Entering compatibility mode

You run your LaTeX job, and it starts by saying

Entering LaTeX 2.09 COMPATIBILITY MODE
followed by lines of asterisks and !!WARNING!!.

This means that the document is not written in “current” LaTeX syntax, and that there is no guarantee that all parts of the document will be formatted correctly.

If the document is someone else’s, and you want no more than a copy to read, ignore the error. The document may fail elsewhere, but as often as not it will provide a dvi or pdf that’s adequate for most purposes.

If it’s a new document you have just started working on, you have been misled by someone. You have written something like:

\documentstyle{article}
or, more generally:
\documentstyle[options]{class}
These forms are (as the warning says) LaTeX 2.09 syntax, and to get rid of the warning, you must change the command.

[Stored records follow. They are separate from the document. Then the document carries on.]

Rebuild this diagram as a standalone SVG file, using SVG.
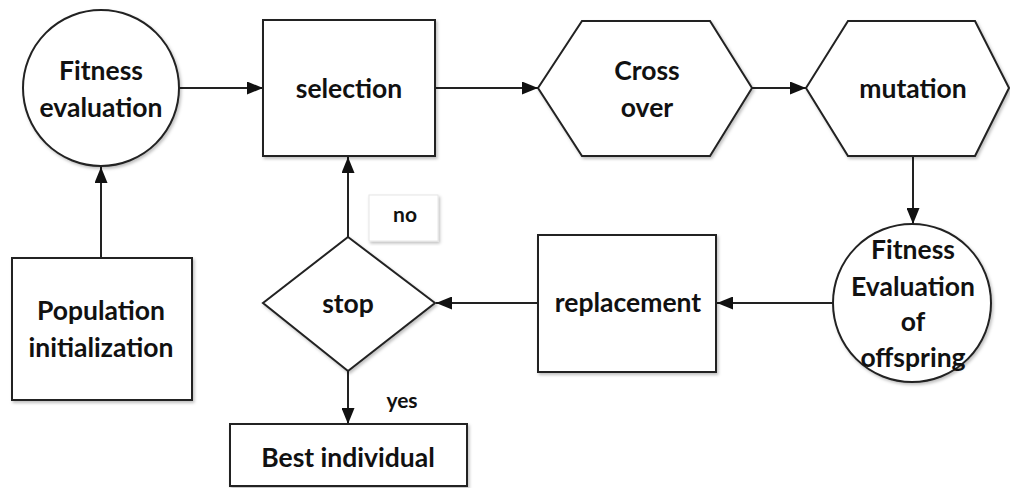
<svg xmlns="http://www.w3.org/2000/svg" width="1010" height="488" viewBox="0 0 1010 488">
<style>
.shape{fill:#ffffff;stroke:#222222;stroke-width:2;filter:url(#sh)}
.lbl{font-family:Lato,"Open Sans","Liberation Sans",sans-serif;font-weight:bold;font-size:26.5px;fill:#111111;text-anchor:middle}
.small{font-size:21px}
.edge{stroke:#222222;stroke-width:2;fill:none;marker-end:url(#arr)}
</style>
<defs>
<marker id="arr" viewBox="0 0 16 13" refX="16" refY="6.5" markerWidth="16" markerHeight="13" markerUnits="userSpaceOnUse" orient="auto">
<path d="M0,0 L16,6.5 L0,13 Z" fill="#111111"/>
</marker>
<filter id="sh" x="-10%" y="-10%" width="120%" height="120%">
<feDropShadow dx="1.5" dy="2" stdDeviation="1.5" flood-color="#000000" flood-opacity="0.25"/>
</filter>
</defs>
<rect width="1010" height="488" fill="#ffffff"/>
<g id="connectors">
<line class="edge" x1="179" y1="88" x2="263" y2="88"/>
<line class="edge" x1="435" y1="88" x2="538" y2="88"/>
<line class="edge" x1="752" y1="88" x2="806" y2="88"/>
<line class="edge" x1="913" y1="156" x2="913" y2="224"/>
<line class="edge" x1="834" y1="303" x2="717" y2="303"/>
<line class="edge" x1="538" y1="303" x2="436" y2="303"/>
<line class="edge" x1="348" y1="237" x2="348" y2="157"/>
<line class="edge" x1="348" y1="371" x2="348" y2="424"/>
<line class="edge" x1="101" y1="258" x2="101" y2="167"/>
</g>
<g id="fitness-evaluation">
<circle class="shape" cx="101" cy="88" r="78"/>
<text class="lbl" x="101" y="80">Fitness</text>
<text class="lbl" x="101" y="117">evaluation</text>
</g>
<g id="selection">
<rect class="shape" x="263" y="20" width="172" height="136"/>
<text class="lbl" x="349" y="98">selection</text>
</g>
<g id="crossover">
<polygon class="shape" points="538,88 582,21 710,21 752,88 710,156 582,156"/>
<text class="lbl" x="647" y="80">Cross</text>
<text class="lbl" x="647" y="117">over</text>
</g>
<g id="mutation">
<polygon class="shape" points="806,88 848,21 975,21 1009,88 975,156 848,156"/>
<text class="lbl" x="913" y="98">mutation</text>
</g>
<g id="fitness-offspring">
<circle class="shape" cx="912" cy="303" r="79"/>
<text class="lbl" x="913" y="259">Fitness</text>
<text class="lbl" x="913" y="296">Evaluation</text>
<text class="lbl" x="913" y="331">of</text>
<text class="lbl" x="913" y="367">offspring</text>
</g>
<g id="replacement">
<rect class="shape" x="538" y="235" width="178" height="137"/>
<text class="lbl" x="628" y="312">replacement</text>
</g>
<g id="stop">
<polygon class="shape" points="348,237 435,303 348,371 263,303"/>
<text class="lbl" x="348" y="313">stop</text>
</g>
<g id="no-label">
<rect x="369" y="195" width="69" height="46" fill="#ffffff" stroke="#e6e6e6" stroke-width="1" filter="url(#sh)"/>
<text class="lbl small" x="405" y="222">no</text>
</g>
<g id="population">
<rect class="shape" x="12" y="258" width="180" height="142"/>
<text class="lbl" x="101" y="320">Population</text>
<text class="lbl" x="101" y="357">initialization</text>
</g>
<g id="yes-label">
<text class="lbl small" x="402" y="408">yes</text>
</g>
<g id="best">
<rect class="shape" x="230" y="424" width="237" height="62"/>
<text class="lbl" x="348" y="467">Best individual</text>
</g>
</svg>
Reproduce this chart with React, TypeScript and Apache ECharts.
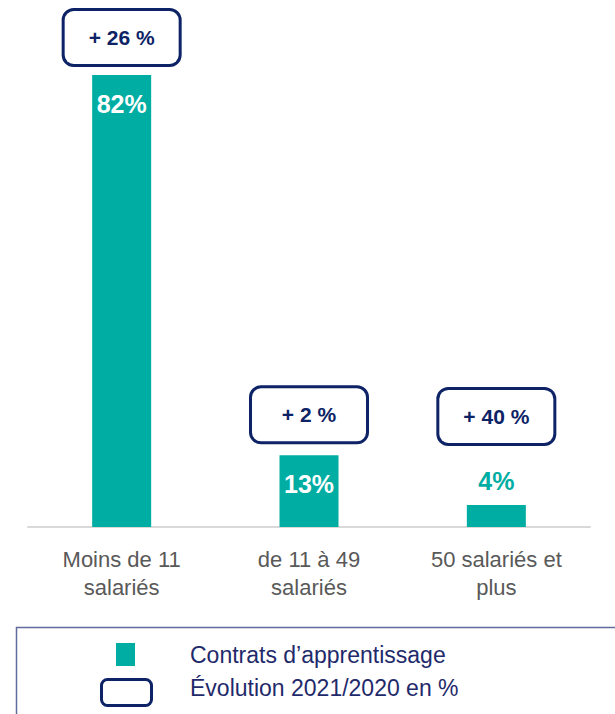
import React, { useEffect, useRef } from "react";
import * as echarts from "echarts";

const categories = ["Moins de 11\nsalariés", "de 11 à 49\nsalariés", "50 salariés et\nplus"];
const shares = [82, 13, 4];
const evolutions = ["+ 26 %", "+ 2 %", "+ 40 %"];
const seriesNames = ["Contrats d\u2019apprentissage", "Évolution 2021/2020 en %"];

const TEAL = "#00ADA3";
const NAVY = "#0D2366";
const FONT = "'Liberation Sans', Arial, sans-serif";

export default function App() {
  const ref = useRef<HTMLDivElement>(null);
  useEffect(() => {
    if (!ref.current) return;
    const chart = echarts.init(ref.current, null, { renderer: "svg" });
    const insideIdx = [0, 1];
    chart.setOption({
      animation: false,
      textStyle: { fontFamily: FONT },
      grid: { left: 28, right: 25, top: 75, bottom: 187 },
      xAxis: {
        type: "category",
        data: categories,
        axisTick: { show: false },
        axisLine: { lineStyle: { color: "#D9D9D9", width: 2 } },
        axisLabel: { fontSize: 22, color: "#595959", lineHeight: 28, margin: 18, fontFamily: FONT },
      },
      yAxis: { type: "value", min: 0, max: 82, show: false, splitLine: { show: false } },
      series: [
        {
          name: seriesNames[0],
          type: "bar",
          barWidth: 59,
          data: shares.map((v, i) => ({
            value: v,
            label: insideIdx.includes(i)
              ? { position: "insideTop", distance: 16, color: "#fff" }
              : { position: "top", distance: 11, color: TEAL },
          })),
          itemStyle: { color: TEAL },
          label: {
            show: true,
            formatter: "{c}%",
            fontSize: 25,
            fontWeight: "bold",
            fontFamily: FONT,
          },
          z: 2,
        },
        {
          name: seriesNames[1],
          type: "bar",
          barWidth: 59,
          barGap: "-100%",
          data: shares.map((v, i) => ({
            value: v,
            label: { distance: i === 2 ? 62 : i === 1 ? 14 : 11 },
          })),
          itemStyle: { color: "rgba(0,0,0,0)" },
          silent: true,
          label: {
            show: true,
            position: "top",
            formatter: (p: any) => evolutions[p.dataIndex],
            fontSize: 21,
            fontWeight: "bold",
            color: NAVY,
            fontFamily: FONT,
            backgroundColor: "#fff",
            borderColor: NAVY,
            borderWidth: 3,
            borderRadius: 9,
            width: 114,
            height: 53,
            lineHeight: 53,
          },
          z: 3,
        },
      ],
      graphic: [
        {
          type: "rect",
          shape: { x: 16.5, y: 627.5, width: 620, height: 120 },
          style: { fill: "none", stroke: "#5F6C9C", lineWidth: 1.5 },
        },
        {
          type: "rect",
          shape: { x: 116, y: 643, width: 19, height: 23 },
          style: { fill: TEAL },
        },
        {
          type: "rect",
          shape: { x: 101.5, y: 679.5, width: 50, height: 26, r: 6 },
          style: { fill: "#fff", stroke: NAVY, lineWidth: 3 },
        },
        {
          type: "text",
          x: 190,
          y: 655,
          style: {
            text: seriesNames[0],
            fill: "#1F2A6B",
            font: `23px ${FONT}`,
            verticalAlign: "middle",
          },
        },
        {
          type: "text",
          x: 190,
          y: 688,
          style: {
            text: seriesNames[1],
            fill: "#1F2A6B",
            font: `23px ${FONT}`,
            verticalAlign: "middle",
          },
        },
      ],
    });
    return () => chart.dispose();
  }, []);
  return (
    <div
      ref={ref}
      style={{ position: "fixed", left: 0, top: 0, width: 615, height: 714, background: "#fff" }}
    />
  );
}
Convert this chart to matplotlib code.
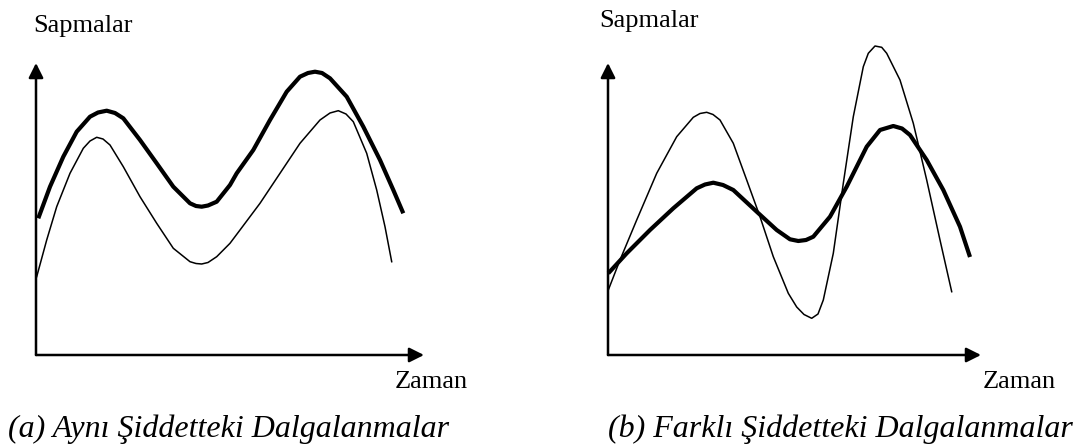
import matplotlib
matplotlib.use("Agg")
import matplotlib.pyplot as plt

# curves, x = time, y = deviation (origin at axis corner)
a_thick_t = [2.3, 14, 27.3, 40.7, 54, 62, 70.7, 79, 87.3, 104, 120.7, 137.3, 154, 160, 165.7, 172, 180.7,
             194, 200.7, 217.3, 234, 250.7, 264, 272, 279, 286, 294, 310.7, 327.3, 344, 357.3, 367.3]
a_thick_y = [136.7, 168.3, 198.3, 223.3, 238.3, 242.5, 244.3, 242, 236.7, 215, 191.7, 168.3, 151.7, 149, 148.3, 149.5, 153.3,
             170, 181.7, 205, 235, 263.3, 278.3, 282, 283.3, 282, 276.7, 258.3, 228.3, 195, 165, 141.7]
a_thin_t = [0.7, 10.7, 20.7, 34, 47.3, 54, 60.7, 67, 74, 87.3, 104, 120.7, 137.3, 154, 160, 165.7, 172, 180.7,
            194, 204, 224, 244, 264, 284, 294, 302.3, 310, 317.3, 330.7, 340.7, 349, 355.7]
a_thin_y = [78.3, 115, 148.3, 181.7, 206.7, 214, 217.7, 216, 210, 188.3, 158.3, 131.7, 106.7, 93.3, 91.5, 91, 92.5, 98.3,
            111.7, 125, 151.7, 181.7, 211.7, 235, 242, 244.3, 241, 233.3, 201.7, 165, 128.3, 93.3]

b_thick_t = [0.3, 18.7, 42, 65.3, 88.7, 97, 105.3, 115, 125.3, 148.7, 168.7, 182, 190.3, 198, 205.3, 222, 238.7,
             258.7, 272, 285.3, 294, 302, 318.7, 335.3, 352, 362]
b_thick_y = [81.7, 101.7, 125, 146.7, 166.7, 170.5, 172.3, 170, 165, 143.3, 125, 115.7, 114, 115, 118.3, 138.3, 168.3,
             208.3, 225, 229, 226.5, 220, 195, 165, 128.3, 98]
b_thin_t = [0.3, 12, 28.7, 48.7, 68.7, 85.3, 92, 98.7, 105, 112, 125.3, 138.7, 152, 165.3, 180.3, 188.7, 196,
            203.7, 210, 215.3, 225.3, 235.3, 245.3, 255.3, 260.3, 267, 273.7, 278.7, 292, 305.3, 318.7, 332, 343.7]
b_thin_y = [65, 95, 135, 181.7, 218.3, 237.7, 241.5, 242.7, 240.5, 235, 211.7, 175, 138.3, 98.3, 61.7, 48, 40.5,
            36.7, 41, 55, 101.7, 171.7, 238.3, 288.3, 301.7, 309, 307.7, 301.7, 275, 231.7, 175, 115, 63.3]

y_label = "Sapmalar"
x_label = "Zaman"
captions = ["(a) Aynı Şiddetteki Dalgalanmalar", "(b) Farklı Şiddetteki Dalgalanmalar"]

W, H = 1090, 444
plt.rcParams['font.family'] = ['Liberation Serif', 'DejaVu Serif']
fig = plt.figure(figsize=(W / 100, H / 100), dpi=100)


def px_axes(x0, y0, x1, y1):
    # axes box from pixel corners (top-left origin)
    return fig.add_axes([x0 / W, 1 - y1 / H, (x1 - x0) / W, (y1 - y0) / H])


def draw_panel(ax, xmax, ymax, thick_t, thick_y, thin_t, thin_y):
    ax.set_xlim(0, xmax)
    ax.set_ylim(0, ymax)
    ax.axis('off')
    arrow = dict(arrowstyle='-|>', lw=1.8, color='black', mutation_scale=22, shrinkA=0, shrinkB=0)
    ax.annotate('', xy=(0, ymax), xytext=(0, 0), arrowprops=arrow, annotation_clip=False)
    ax.annotate('', xy=(xmax, 0), xytext=(0, 0), arrowprops=arrow, annotation_clip=False)
    ax.plot(thin_t, thin_y, color='black', lw=1.1, clip_on=False, solid_joinstyle='round')
    ax.plot(thick_t, thick_y, color='black', lw=3.0, clip_on=False,
            solid_joinstyle='round', solid_capstyle='butt')


ax1 = px_axes(36, 63, 424, 355)
draw_panel(ax1, 388, 292, a_thick_t, a_thick_y, a_thin_t, a_thin_y)
ax2 = px_axes(608, 63, 981, 355)
draw_panel(ax2, 373, 292, b_thick_t, b_thick_y, b_thin_t, b_thin_y)


def px_text(x, y, s, **kw):
    fig.text(x / W, 1 - y / H, s, va='baseline', ha='left', **kw)


px_text(33, 32, y_label, fontsize=19)
px_text(599, 27, y_label, fontsize=19)
px_text(395, 388, x_label, fontsize=19)
px_text(983, 388, x_label, fontsize=19)
px_text(8, 437, captions[0], fontsize=23, style='italic')
px_text(608, 437, captions[1], fontsize=23, style='italic')

fig.savefig("out.png", dpi=100, facecolor='white')
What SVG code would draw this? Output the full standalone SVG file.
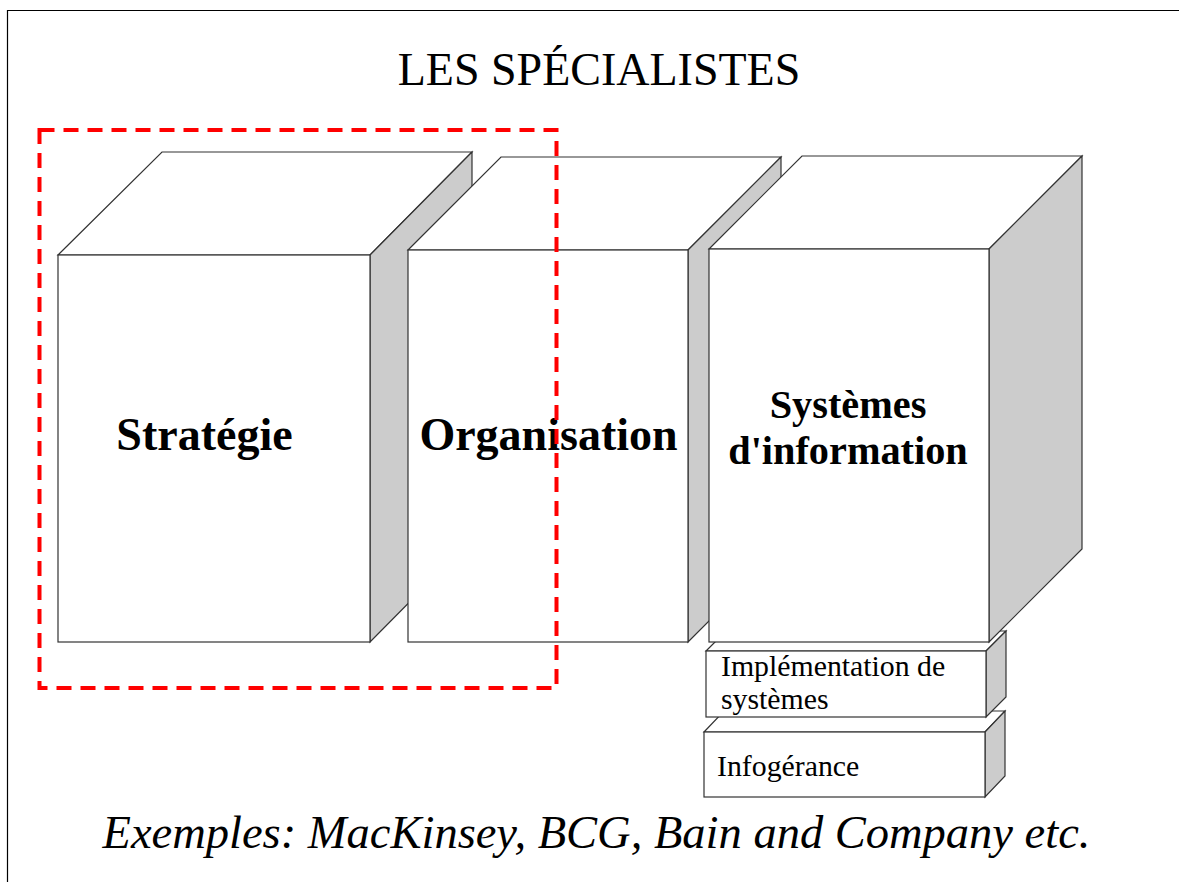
<svg xmlns="http://www.w3.org/2000/svg" width="1179" height="882" viewBox="0 0 1179 882">
<style>
.face{fill:#ffffff;stroke:#333333;stroke-width:1.2;stroke-linejoin:miter}
.side{fill:#cccccc;stroke:#333333;stroke-width:1.2}
.big{font-family:"Liberation Serif","Times New Roman",serif;font-weight:bold;fill:#000;text-anchor:middle}
.small{font-family:"Liberation Serif","Times New Roman",serif;font-size:29.8px;fill:#000}
.title{font-family:"Liberation Serif","Times New Roman",serif;font-size:46px;fill:#000;text-anchor:middle}
</style>
<rect x="0" y="0" width="1179" height="882" fill="#ffffff"/>
<path d="M7.5,882 V10.5 H1179" fill="none" stroke="#000" stroke-width="1.2"/>
<text class="title" x="599" y="85">LES SPÉCIALISTES</text>

<g id="strategie">
  <polygon class="face" points="58,255 162,152 472,152 370,255"/>
  <polygon class="side" points="370,255 472,152 472,539 370,642"/>
  <rect class="face" x="58" y="255" width="312" height="387"/>
  <text class="big" x="204.5" y="450" font-size="46">Stratégie</text>
</g>

<g id="organisation">
  <polygon class="face" points="408,250 501,157 781,157 688,250"/>
  <polygon class="side" points="688,250 781,157 781,549 688,642"/>
  <rect class="face" x="408" y="250" width="280" height="392"/>
  <text class="big" x="548.5" y="450" font-size="46">Organisation</text>
</g>

<g id="infogerance">
  <polygon class="face" points="704,732 724,711 1005,711 985,732"/>
  <polygon class="side" points="985,732 1005,711 1005,776 985,797"/>
  <rect class="face" x="704" y="732" width="281" height="65"/>
  <text class="small" x="717" y="776">Infogérance</text>
</g>

<g id="implementation">
  <polygon class="face" points="706,651 726,631 1006,631 986,651"/>
  <polygon class="side" points="986,651 1006,631 1006,697 986,717"/>
  <rect class="face" x="706" y="651" width="280" height="66"/>
  <text class="small" x="721" y="676">Implémentation de</text>
  <text class="small" x="721" y="709">systèmes</text>
</g>

<g id="systemes">
  <polygon class="face" points="709,249 802,156 1082,156 989,249"/>
  <polygon class="side" points="989,249 1082,156 1082,549 989,642"/>
  <rect class="face" x="709" y="249" width="280" height="393"/>
  <text class="big" x="848" y="418" font-size="40.3">Systèmes</text>
  <text class="big" x="848" y="464" font-size="40.3">d'information</text>
</g>

<g id="connectors"></g>

<g id="highlight">
  <rect x="39.5" y="130" width="517" height="558" fill="none" stroke="#ff0000" stroke-width="4" stroke-dasharray="15 9"/>
</g>

<text x="596.5" y="848" font-family="'Liberation Serif','Times New Roman',serif" font-style="italic" font-size="46.5" text-anchor="middle" fill="#000">Exemples: MacKinsey, BCG, Bain and Company etc.</text>
</svg>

The simple form is easy to deal with:

\documentstyle{article}
should become:
\documentclass{article}
The complex form is more difficult, since LaTeX 2.09 “options” conflate two sorts of things — options for the class (such as 11pt, fleqn), and packages to be loaded. So:
\documentstyle[11pt,verbatim]{article}
should become:
\documentclass[11pt]{article}
\usepackage{verbatim}
because 11pt happens to be a class option, while verbatim is a package.

There’s no simple way to work out what are class options under LaTeX 2.09; for article, the list includes 10pt, 11pt, 12pt, draft, fleqn, leqno, twocolumn and twoside — anything else must be a package.

Your document may well “just work” after changes like those above; if not, you should think through what you’re trying to do, and consult documentation on how to do it — there are lots of free tutorials to help you on your way, if you don’t have access to a LaTeX manual of any sort.